Surely even the most optimistic of the Sanders campaign team can read the writing on the wall even if Bernie’s most fervent supporters can’t. Clinton has already won 228 more pledged delegates than Sanders in the primaries and caucuses to date – 1266 to 1038. Given that in the Democratic nomination process all delegates are awarded on a propositional basis, that alone would give Sanders one heck of a hill to climb in the remaining caucuses and primaries – not impossible, but very difficult.
Then when you take into consideration that 483 super delegates have also pledged their votes to Clinton and that only 31 have come out in favor of Sanders, Hillary’s lead of 691 (1749 to 1069) becomes the Everest of hill for Bernie to climb. 2383 delegates are needed to win the nomination so Hillary only needs 634 delegates to win while Sanders needs 1314 and there are only 1948 pledged delegates and super delegates (1748 pledged 200 super) left to be won or won over. If the current pledges of the super delegates don’t change, Sanders would have to win 67.4% of remaining delegates to draw even with Clinton and she would have to win only 32.7% to maintain her lead.
However, the Sanders campaign would take exception to that math. They would argue that if Sanders were to surpass Clinton in pledged delegates, some of the super delegates might start changing sides. Frankly the thought of 483 super delegates already pledged delegates Clinton flipping to try to give the nomination to an independent who has run against Democrats for years and has always criticized the Democratic Party is preposterous in my view, but let’s play that game for the sake of discussion and discount the super delegates.

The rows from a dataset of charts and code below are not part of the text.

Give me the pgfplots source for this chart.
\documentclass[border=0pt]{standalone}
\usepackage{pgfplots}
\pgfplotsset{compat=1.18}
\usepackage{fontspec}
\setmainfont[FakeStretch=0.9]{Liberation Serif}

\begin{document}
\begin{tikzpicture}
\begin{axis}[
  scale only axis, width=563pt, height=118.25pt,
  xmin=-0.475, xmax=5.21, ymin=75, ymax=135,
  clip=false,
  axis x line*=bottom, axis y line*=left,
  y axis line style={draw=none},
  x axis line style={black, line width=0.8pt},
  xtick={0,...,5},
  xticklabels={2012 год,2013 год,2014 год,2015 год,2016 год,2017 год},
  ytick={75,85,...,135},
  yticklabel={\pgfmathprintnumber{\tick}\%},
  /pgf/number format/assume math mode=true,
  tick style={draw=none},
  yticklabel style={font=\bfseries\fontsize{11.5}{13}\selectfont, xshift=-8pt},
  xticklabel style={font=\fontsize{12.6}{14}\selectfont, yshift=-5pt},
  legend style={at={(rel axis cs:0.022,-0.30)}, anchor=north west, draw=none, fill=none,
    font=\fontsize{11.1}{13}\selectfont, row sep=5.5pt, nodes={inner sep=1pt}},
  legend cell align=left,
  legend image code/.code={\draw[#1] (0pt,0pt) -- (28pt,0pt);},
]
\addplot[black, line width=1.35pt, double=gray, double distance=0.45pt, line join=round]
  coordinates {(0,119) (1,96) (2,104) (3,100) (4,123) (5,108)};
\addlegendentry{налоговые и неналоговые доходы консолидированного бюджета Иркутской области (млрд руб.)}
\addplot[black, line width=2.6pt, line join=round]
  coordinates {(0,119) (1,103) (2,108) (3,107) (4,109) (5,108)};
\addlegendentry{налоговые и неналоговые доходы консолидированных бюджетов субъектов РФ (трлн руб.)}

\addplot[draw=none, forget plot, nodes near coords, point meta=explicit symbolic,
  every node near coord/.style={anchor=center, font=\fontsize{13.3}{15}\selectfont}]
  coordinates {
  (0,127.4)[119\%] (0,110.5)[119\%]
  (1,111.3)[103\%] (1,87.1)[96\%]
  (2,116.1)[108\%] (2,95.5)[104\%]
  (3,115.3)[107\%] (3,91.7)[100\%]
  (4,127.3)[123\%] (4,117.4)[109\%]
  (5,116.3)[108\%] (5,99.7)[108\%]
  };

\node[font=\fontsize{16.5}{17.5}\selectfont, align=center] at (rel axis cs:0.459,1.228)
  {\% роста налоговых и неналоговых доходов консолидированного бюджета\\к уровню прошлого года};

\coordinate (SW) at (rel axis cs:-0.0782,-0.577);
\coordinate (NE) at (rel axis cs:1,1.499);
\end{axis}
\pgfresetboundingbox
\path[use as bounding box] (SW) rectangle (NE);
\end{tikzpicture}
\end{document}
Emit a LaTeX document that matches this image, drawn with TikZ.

There are 4053 pledged delegates with 1266 already won by Clinton to 1038 by Sanders. That means there 1749 left for grabs and a candidate to win needs 2027 to win. That would mean that Hillary needs only 761 delegates or 43.5% to win while Sanders needs 989 delegates or 56.5% to win. So let’s take a look at the upcoming states to see how high that hill is.

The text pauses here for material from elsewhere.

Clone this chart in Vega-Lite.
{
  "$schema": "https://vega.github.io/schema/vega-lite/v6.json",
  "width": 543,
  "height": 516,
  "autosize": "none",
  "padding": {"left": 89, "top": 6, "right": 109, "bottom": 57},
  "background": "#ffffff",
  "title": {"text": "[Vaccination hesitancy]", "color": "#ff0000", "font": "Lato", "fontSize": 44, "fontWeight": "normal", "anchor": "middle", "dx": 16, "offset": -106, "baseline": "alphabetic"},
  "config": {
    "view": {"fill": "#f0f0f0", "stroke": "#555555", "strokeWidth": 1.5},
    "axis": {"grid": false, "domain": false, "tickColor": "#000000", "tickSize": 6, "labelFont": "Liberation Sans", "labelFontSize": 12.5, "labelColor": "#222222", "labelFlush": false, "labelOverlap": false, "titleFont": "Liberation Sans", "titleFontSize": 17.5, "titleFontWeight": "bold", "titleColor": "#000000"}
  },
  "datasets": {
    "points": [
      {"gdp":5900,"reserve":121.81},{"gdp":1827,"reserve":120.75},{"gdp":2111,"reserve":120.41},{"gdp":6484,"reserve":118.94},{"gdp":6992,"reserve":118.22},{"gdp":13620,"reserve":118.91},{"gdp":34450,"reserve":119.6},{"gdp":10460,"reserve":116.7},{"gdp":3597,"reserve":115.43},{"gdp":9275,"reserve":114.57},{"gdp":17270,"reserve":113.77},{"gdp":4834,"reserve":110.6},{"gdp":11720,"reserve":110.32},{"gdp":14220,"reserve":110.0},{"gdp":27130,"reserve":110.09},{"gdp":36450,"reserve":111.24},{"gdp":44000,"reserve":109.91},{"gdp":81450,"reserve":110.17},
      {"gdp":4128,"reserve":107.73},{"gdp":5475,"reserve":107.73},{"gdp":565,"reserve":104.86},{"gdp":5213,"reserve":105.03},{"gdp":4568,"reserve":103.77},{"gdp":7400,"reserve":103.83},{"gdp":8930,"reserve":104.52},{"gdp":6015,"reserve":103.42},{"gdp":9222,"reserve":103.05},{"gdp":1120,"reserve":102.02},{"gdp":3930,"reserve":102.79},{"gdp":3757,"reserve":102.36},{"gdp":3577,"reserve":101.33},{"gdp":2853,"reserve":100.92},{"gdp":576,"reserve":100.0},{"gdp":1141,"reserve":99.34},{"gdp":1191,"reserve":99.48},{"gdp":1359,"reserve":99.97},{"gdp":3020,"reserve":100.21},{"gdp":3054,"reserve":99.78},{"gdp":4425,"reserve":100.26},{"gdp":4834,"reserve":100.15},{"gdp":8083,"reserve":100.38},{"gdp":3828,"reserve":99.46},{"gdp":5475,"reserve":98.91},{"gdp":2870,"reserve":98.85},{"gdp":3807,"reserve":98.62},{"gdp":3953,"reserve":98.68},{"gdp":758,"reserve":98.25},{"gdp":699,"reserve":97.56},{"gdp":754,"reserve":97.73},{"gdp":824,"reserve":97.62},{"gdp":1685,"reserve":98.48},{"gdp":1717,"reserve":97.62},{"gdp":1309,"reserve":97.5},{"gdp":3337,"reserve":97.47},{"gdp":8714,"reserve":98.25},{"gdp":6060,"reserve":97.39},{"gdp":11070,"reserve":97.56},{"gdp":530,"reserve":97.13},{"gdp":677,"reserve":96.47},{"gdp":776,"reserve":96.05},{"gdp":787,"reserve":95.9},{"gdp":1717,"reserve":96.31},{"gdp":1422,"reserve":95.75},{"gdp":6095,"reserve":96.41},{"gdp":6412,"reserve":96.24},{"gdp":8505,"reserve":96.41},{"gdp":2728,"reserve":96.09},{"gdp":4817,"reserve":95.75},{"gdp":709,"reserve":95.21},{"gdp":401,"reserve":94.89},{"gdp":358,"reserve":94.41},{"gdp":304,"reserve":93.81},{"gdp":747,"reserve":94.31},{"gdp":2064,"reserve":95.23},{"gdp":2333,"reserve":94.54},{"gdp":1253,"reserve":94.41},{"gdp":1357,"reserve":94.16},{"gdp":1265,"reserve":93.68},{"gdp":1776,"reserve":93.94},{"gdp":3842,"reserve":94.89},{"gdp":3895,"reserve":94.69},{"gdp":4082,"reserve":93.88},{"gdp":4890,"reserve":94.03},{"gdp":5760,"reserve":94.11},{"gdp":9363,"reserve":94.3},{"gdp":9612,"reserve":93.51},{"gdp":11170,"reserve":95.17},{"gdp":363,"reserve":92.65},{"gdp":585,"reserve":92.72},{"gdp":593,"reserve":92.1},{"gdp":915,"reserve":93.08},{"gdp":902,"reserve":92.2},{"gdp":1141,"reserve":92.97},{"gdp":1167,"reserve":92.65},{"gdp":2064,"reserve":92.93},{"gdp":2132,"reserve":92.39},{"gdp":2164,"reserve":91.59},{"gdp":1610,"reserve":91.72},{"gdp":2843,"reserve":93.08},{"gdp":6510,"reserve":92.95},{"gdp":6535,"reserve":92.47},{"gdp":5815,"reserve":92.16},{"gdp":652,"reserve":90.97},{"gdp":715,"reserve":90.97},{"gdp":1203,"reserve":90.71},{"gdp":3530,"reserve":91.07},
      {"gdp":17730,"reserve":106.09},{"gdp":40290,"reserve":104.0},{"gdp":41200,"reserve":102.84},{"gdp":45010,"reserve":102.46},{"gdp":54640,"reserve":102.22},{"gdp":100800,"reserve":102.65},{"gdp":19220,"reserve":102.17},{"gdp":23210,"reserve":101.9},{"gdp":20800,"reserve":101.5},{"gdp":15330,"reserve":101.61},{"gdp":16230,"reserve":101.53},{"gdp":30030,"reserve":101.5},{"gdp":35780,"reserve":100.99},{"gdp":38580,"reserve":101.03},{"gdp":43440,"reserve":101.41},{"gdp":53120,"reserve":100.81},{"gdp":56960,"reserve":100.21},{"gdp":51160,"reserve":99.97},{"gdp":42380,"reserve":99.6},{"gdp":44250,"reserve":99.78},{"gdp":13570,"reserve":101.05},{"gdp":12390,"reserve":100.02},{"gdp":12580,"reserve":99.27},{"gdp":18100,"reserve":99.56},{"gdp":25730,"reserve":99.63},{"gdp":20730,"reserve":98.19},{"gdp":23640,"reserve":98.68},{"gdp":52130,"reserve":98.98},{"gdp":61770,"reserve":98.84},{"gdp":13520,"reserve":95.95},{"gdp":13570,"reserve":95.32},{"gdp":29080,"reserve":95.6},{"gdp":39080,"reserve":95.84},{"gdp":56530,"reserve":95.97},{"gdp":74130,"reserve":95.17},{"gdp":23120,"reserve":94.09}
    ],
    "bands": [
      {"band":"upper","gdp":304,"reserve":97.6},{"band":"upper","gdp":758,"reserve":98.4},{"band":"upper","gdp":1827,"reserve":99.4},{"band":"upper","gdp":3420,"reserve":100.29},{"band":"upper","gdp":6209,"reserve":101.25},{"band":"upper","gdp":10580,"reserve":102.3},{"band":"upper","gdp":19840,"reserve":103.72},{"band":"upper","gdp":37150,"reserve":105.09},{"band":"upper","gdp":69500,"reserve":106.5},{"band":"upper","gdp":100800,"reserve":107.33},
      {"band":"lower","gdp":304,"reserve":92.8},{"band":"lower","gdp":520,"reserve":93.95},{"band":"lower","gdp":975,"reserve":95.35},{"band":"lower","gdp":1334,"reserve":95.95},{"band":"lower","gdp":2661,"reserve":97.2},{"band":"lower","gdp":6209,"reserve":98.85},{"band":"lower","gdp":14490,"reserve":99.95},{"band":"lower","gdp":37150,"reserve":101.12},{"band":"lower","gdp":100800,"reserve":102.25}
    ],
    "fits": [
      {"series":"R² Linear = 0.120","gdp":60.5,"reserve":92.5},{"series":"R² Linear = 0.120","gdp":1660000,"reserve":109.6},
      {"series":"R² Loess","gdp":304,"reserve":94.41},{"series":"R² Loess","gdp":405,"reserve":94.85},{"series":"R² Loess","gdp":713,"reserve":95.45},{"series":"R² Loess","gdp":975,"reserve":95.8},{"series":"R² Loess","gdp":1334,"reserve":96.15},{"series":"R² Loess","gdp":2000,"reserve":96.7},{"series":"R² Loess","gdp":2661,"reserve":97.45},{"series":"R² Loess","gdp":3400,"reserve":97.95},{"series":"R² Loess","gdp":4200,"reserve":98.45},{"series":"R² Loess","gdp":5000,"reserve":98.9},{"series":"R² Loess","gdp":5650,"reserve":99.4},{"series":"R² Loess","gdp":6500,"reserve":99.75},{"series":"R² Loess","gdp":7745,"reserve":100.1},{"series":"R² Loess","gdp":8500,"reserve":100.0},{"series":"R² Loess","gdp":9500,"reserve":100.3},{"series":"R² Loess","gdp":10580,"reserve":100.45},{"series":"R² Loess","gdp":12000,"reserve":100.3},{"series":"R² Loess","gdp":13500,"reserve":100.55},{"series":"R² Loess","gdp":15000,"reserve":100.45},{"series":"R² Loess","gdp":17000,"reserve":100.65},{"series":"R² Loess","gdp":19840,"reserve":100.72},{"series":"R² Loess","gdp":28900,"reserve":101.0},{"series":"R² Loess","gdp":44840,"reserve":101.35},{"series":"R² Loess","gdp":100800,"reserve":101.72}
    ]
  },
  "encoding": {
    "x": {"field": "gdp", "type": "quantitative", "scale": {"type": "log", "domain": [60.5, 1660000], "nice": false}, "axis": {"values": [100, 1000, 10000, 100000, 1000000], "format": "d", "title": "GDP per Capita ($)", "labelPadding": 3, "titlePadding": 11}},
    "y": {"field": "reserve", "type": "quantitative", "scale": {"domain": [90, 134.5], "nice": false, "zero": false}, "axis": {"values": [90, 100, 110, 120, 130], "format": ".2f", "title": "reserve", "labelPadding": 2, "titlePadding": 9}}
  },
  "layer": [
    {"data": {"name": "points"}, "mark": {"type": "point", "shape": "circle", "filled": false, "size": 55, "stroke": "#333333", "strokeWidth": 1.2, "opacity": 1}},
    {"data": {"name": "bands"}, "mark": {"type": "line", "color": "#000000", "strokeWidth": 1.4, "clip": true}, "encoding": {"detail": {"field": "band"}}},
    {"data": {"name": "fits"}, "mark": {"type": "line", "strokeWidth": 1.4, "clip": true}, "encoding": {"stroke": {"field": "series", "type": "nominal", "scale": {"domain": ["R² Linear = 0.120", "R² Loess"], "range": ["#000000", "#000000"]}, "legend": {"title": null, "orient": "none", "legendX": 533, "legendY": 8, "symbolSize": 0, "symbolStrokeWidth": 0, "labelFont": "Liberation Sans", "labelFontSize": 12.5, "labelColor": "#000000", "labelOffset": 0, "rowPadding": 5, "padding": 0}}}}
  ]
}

Wisconsin primary is coming up in a few days and that primary gives hope to the Sanders campaign because they think that they have a good chance winning the state. The polls currently agree – an average of the last 4 recent polls gives Bernie a 2.5% lead, but that’s not enough. To just keep on track Sanders has to beat Clinton in Wisconsin 56.5% to 43.3% or by 13.2%. Even the most “optimistic poll gives Sanders only 6% lead.
Now let’s look at the next 4 states on the menu for which polls are available. In New York Clinton averages a 27% poll lead with the closest poll giving her a 12% lead. In Maryland Clinton averages a 30.5% poll lead with the closest poll giving her a 30% lead. In Pennsylvania Clinton averages a 27.5% poll lead with the closest poll giving her a 25% lead. In Connecticut Clinton has a 19% lead in the only recent poll. In addition these are all closed primaries so there is no chance of a last minute of independent and/or Republican voter invasion. Together these four states have 510 pledged delegates to only 96 in Wisconsin. And remember that has to win these 4 states by an average 13.2% to keep on pace; be definitely can’t lose them by over 20% each.

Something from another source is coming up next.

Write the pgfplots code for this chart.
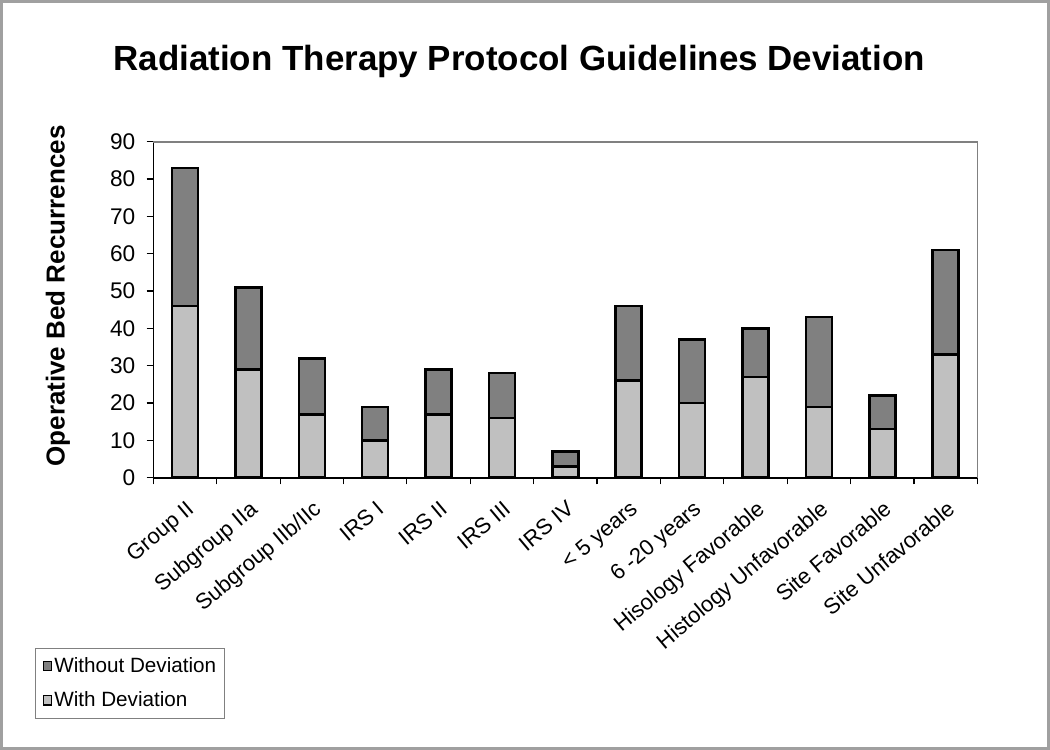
\documentclass[border=0pt]{standalone}
\usepackage{fontspec}
\setmainfont{Liberation Sans}
\usepackage{pgfplots}
\pgfplotsset{compat=1.18}
\definecolor{lightbar}{HTML}{C0C0C0}
\definecolor{darkbar}{HTML}{808080}
\definecolor{framegray}{HTML}{A0A0A0}
\begin{document}
\begin{tikzpicture}
\useasboundingbox (0,0) rectangle (787.5pt,562.5pt);
\fill[white] (0,0) rectangle (787.5pt,562.5pt);
\draw[framegray, line width=2.2pt] (1.1pt,1.1pt) rectangle (786.4pt,561.4pt);
\begin{axis}[
  at={(115pt,204.2pt)}, anchor=south west,
  scale only axis, width=618pt, height=252pt,
  ybar stacked, bar width=19.5pt,
  xmin=-0.5, xmax=12.5, ymin=0, ymax=90,
  ytick={0,10,...,90},
  xtick={0,...,12},
  xticklabels={Group II, Subgroup IIa, Subgroup IIb/IIc, IRS I, IRS II, IRS III, IRS IV, {< 5 years}, {6 -20 years}, Hisology Favorable, Histology Unfavorable, Site Favorable, Site Unfavorable},
  minor xtick={-0.5,0.5,...,12.5},
  xtick pos=left, ytick pos=left,
  major x tick style={draw=none},
  minor x tick style={black, line width=0.9pt},
  y tick style={black, line width=0.9pt},
  tick align=outside,
  major tick length=5pt, minor tick length=5pt,
  axis line style={draw=none},
  /pgf/number format/assume math mode=true,
  y tick label style={font=\fontsize{17}{20}\selectfont, xshift=-5pt},
  x tick label style={font=\fontsize{16.5}{19}\selectfont, rotate=40, anchor=north east, inner sep=2pt, yshift=-6.5pt, xshift=-5pt},
  title={Radiation Therapy Protocol Guidelines Deviation},
  title style={font=\fontsize{26.2}{30}\selectfont\bfseries, at={(axis description cs:0.444,1.215)}, anchor=center},
  ylabel={Operative Bed Recurrences},
  ylabel style={font=\fontsize{19.5}{23}\selectfont\bfseries, at={(axis description cs:-0.1157,0.541)}, anchor=center},
  legend style={at={(axis description cs:-0.1432,-0.5057)}, anchor=north west, draw=darkbar, line width=0.8pt,
    font=\fontsize{15.5}{18}\selectfont, row sep=9pt, inner xsep=5pt, inner ysep=5pt,
    nodes={inner xsep=1.5pt}},
  legend cell align=left,
  reverse legend,
  legend image code/.code={\draw[#1, line width=0.8pt] (0pt,-3.5pt) rectangle (6.5pt,3.5pt);},
  clip=false,
]
\addplot[fill=lightbar, draw=black, line width=1.9pt] coordinates {
 (0,46) (1,29) (2,17) (3,10) (4,17) (5,16) (6,3) (7,26) (8,20) (9,27) (10,19) (11,13) (12,33)};
\addlegendentry{With Deviation}
\addplot[fill=darkbar, draw=black, line width=1.9pt] coordinates {
 (0,37) (1,22) (2,15) (3,9) (4,12) (5,12) (6,4) (7,20) (8,17) (9,13) (10,24) (11,9) (12,28)};
\addlegendentry{Without Deviation}
\draw[darkbar, line width=1.2pt] (rel axis cs:0,1) -- (rel axis cs:1,1) -- (rel axis cs:1,0);
\draw[black, line width=1.2pt] (rel axis cs:0,1) -- (rel axis cs:0,0) -- (rel axis cs:1,0);
\end{axis}
\end{tikzpicture}
\end{document}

Going forward from there it doesn’t look any better for Sanders. There are 22 Democratic nomination contests left out of 58 – 18 States, 3 Territories, and the District of Columbia. Sanders leads in the available polls in only 2 of them – the already mentioned Wisconsin primary and in the West Virginia primary which only has 34 available pledged delegates. Also consider the Bernie tends to do much better in caucuses than in primaries and also better in open contest than those which are closed to all except registered Democrats. On the other hand Hillary’s team prefers primaries and closed contests. Of the remaining 22 contests, this is how they stack up:
Open Primaries – 3 States
Closed Primaries – 11 States, 1 Territory, District of Columbus
Mixed Primaries – 4 States
Open Caucuses – 2 Territories
Closed Caucus – none
As you see, the type remaining contests do not favor Sanders.
When everything is taken into consideration, Bernie Sanders has two chances of winning the Democratic nomination for the position of President of the United States – extremely slim and none.